Segre, film choc sui respingimenti

C’è la Terraferma, ed è un miraggio per i migranti che Emanuele Crialese ha raccontato addolcendo la tragica realtà. Attorno, un Mare chiuso, il Mediterraneo, solcato da carrette stipate di corpi. Il fato, che spesso nasconde la nemesi agli oltraggi della storia, ha voluto che nel 2009, all’indomani del trattato siglato dagli allora governi di Italia e Libia, su uno di questi precari vascelli della speranza, poi diventati della vergogna, insieme ad un gruppo di somali ed eritrei ci fossero anche due giornalisti francesi di Paris Match. Non avrebbero mai immaginato che sarebbero diventati testimoni, filmando con i loro cellulari, del primo caso di respingimento di migranti in acque internazionali. Sfruttando quelle precarie immagini, come le vite che vi si specchiano, Stefano Liberti e Andrea Segre hanno deciso di scrivere un documentario che nella sua stringata durata, appena un’ora, contrapponesse le testimonianze terrificanti di molti dei respinti alle dichiarazioni dei politici, confrontandole con la sentenza della Corte Europea dei Diritti dell’Uomo di Strasburgo che nel febbraio scorso ha condannato l’Italia per aver violato la Convenzione Europea dei Diritti dell’Uomo.
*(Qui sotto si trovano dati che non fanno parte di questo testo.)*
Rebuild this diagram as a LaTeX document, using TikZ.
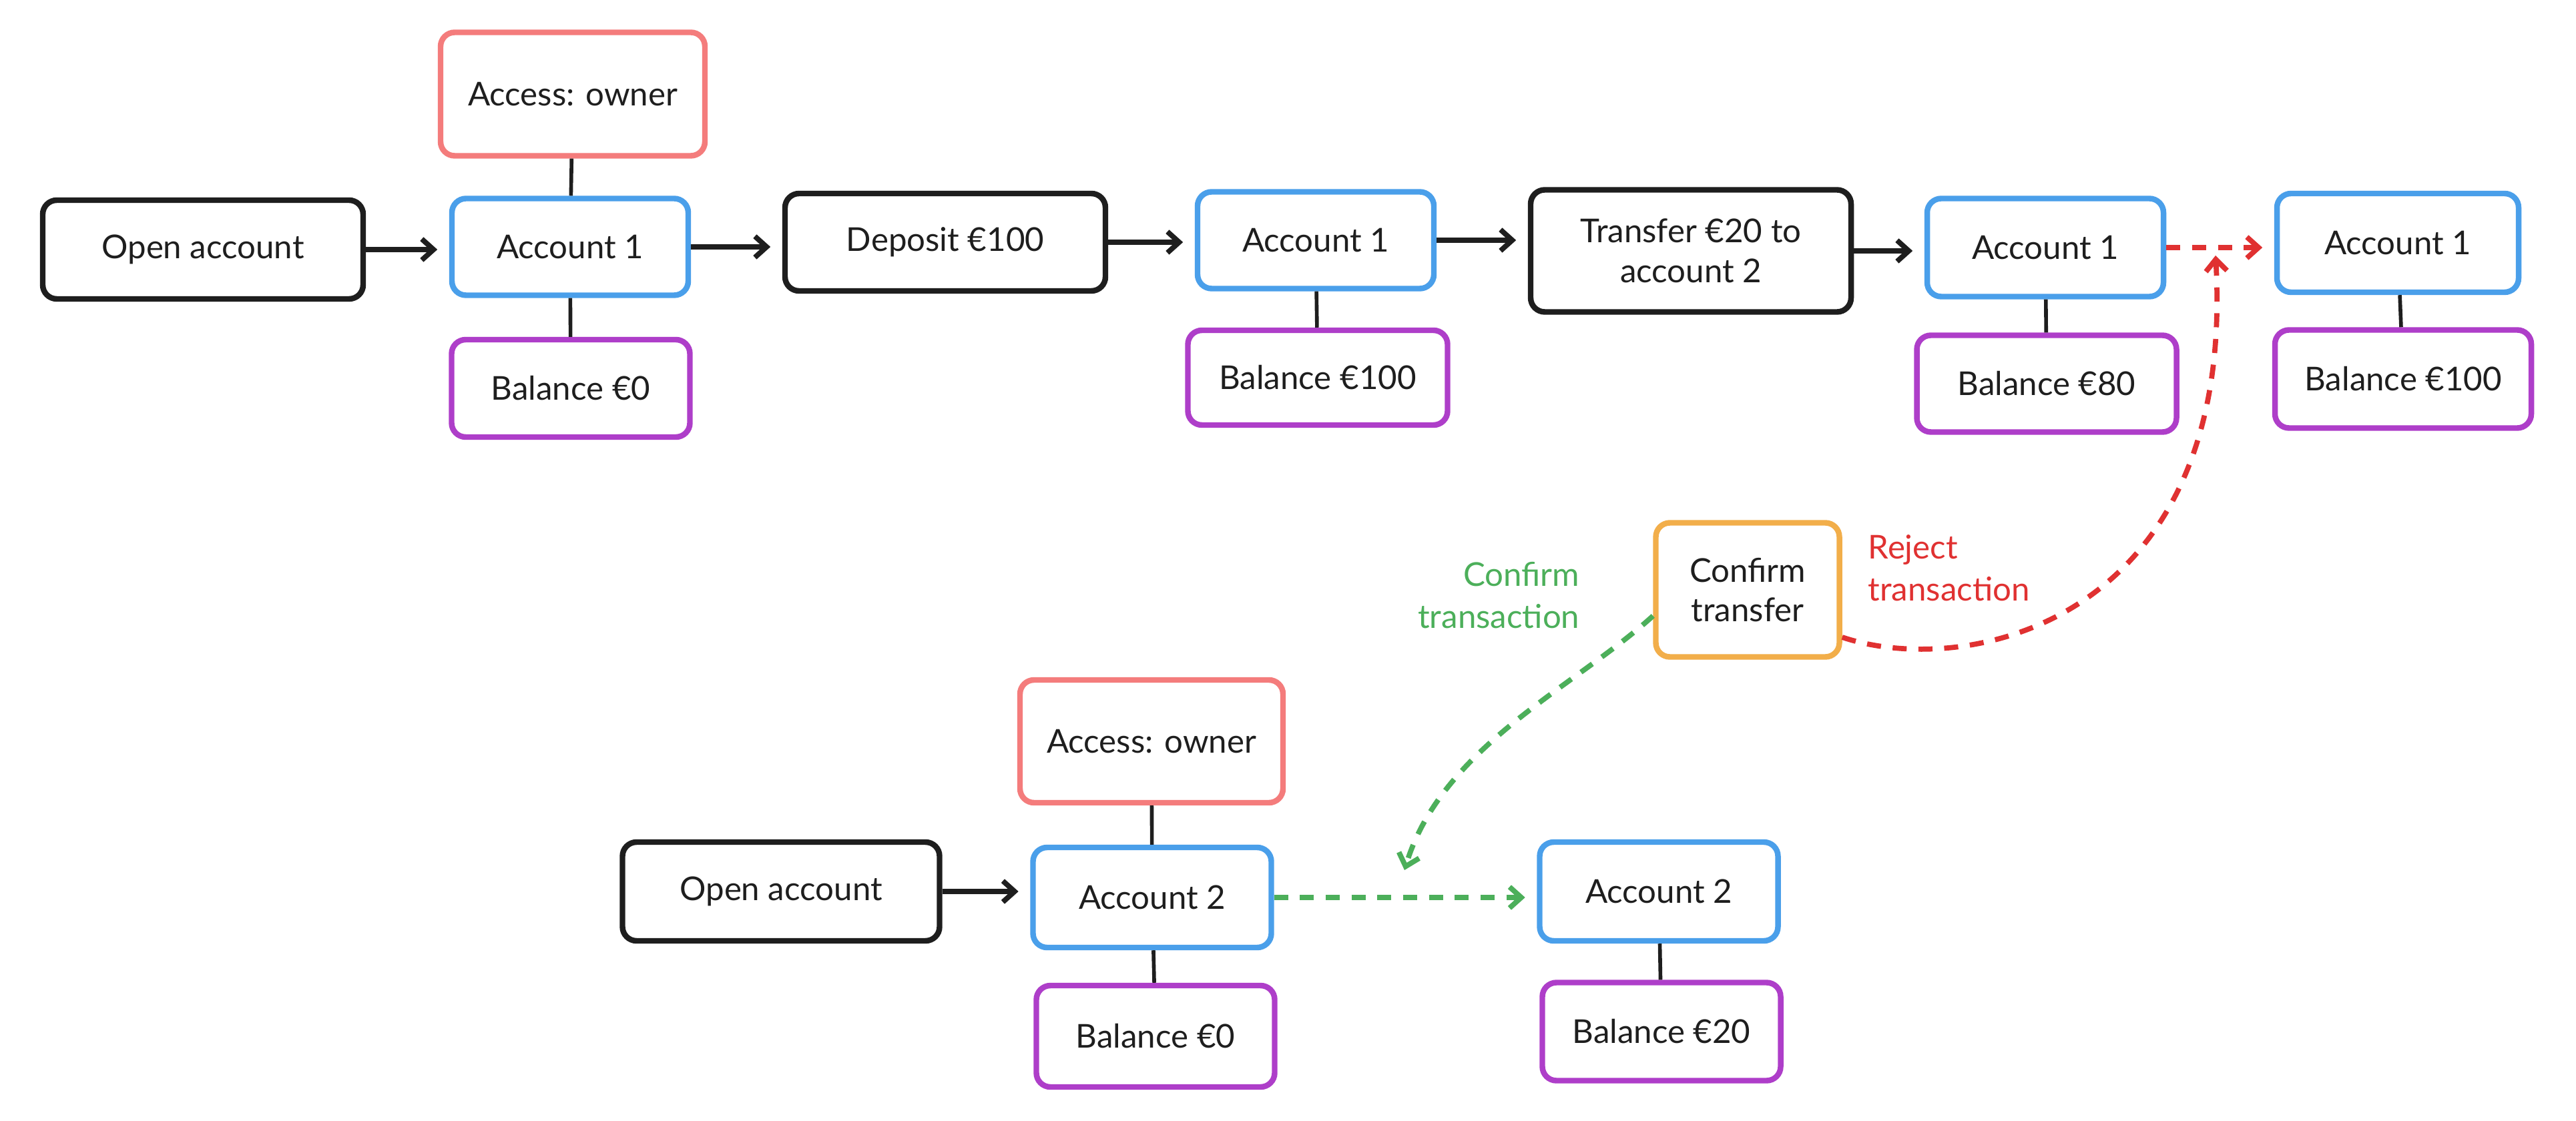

Spiega Stefano Liberti: «Abbiamo recuperato molte testimonianze non solo per rivendicare una giustizia personale, ma anche per assicurare che una vergogna del genere non accada mai più». «In questo episodio non può più nascondersi la responsabilità della politica – dichiara il deputato di colore Jean Léonard Touadi, presente ieri all’anteprima romana del film – perché era stata dichiarata una vera e propria guerra all’immigrato». Le cose non sembrano essere cambiate di molto sull’altra sponda del Mediterraneo. Dopo la guerra civile e la caduta del regime libico, su quel paese gravano ancora ombre cupe: «Non ci sono garanzie sul rispetto dei diritti umani – ricorda Riccardo Noury, responsabile della comunicazione di Amnesty International Italia – rappresaglie e torture sono all’ordine del giorno in Libia». Spiega Laura Boldrini portavoce dell’UNHCR: «Il dramma non si ferma: migliaia di somali continuano ad entrare in quel paese e la situazione sta peggiorando. E se anche il documentario ricorda una bruttissima pagina della politica migratoria italiana, nulla è ancora certo sulla sorte di questi nuovi profughi e su quello che potrà accadere».

«Stavamo andando verso un paese migliore, l’Italia» confessa Semere Kahsay, eritreo e cristiano. Non è accaduto, ma il sorriso e le lacrime che accompagnano il ricongiungimento con la moglie e la bambina in Italia, dopo oltre due anni di attesa e di dolore, immagini con le quali termina il film, sono il segno più bello e la denuncia più chiara. Mare chiuso, distribuito da ZaLab, inizia ora la sua difficile strada: oggi esce al cinema Farnese di Roma, poi in alcune città del Veneto, il 22 marzo verrà presentato a Milano al Festival del cinema africano e il 27 marzo al Bif&st di Bari. L’11 aprile, infine, verrà proiettato alla Camera dei Deputati. Chissà che effetto farà.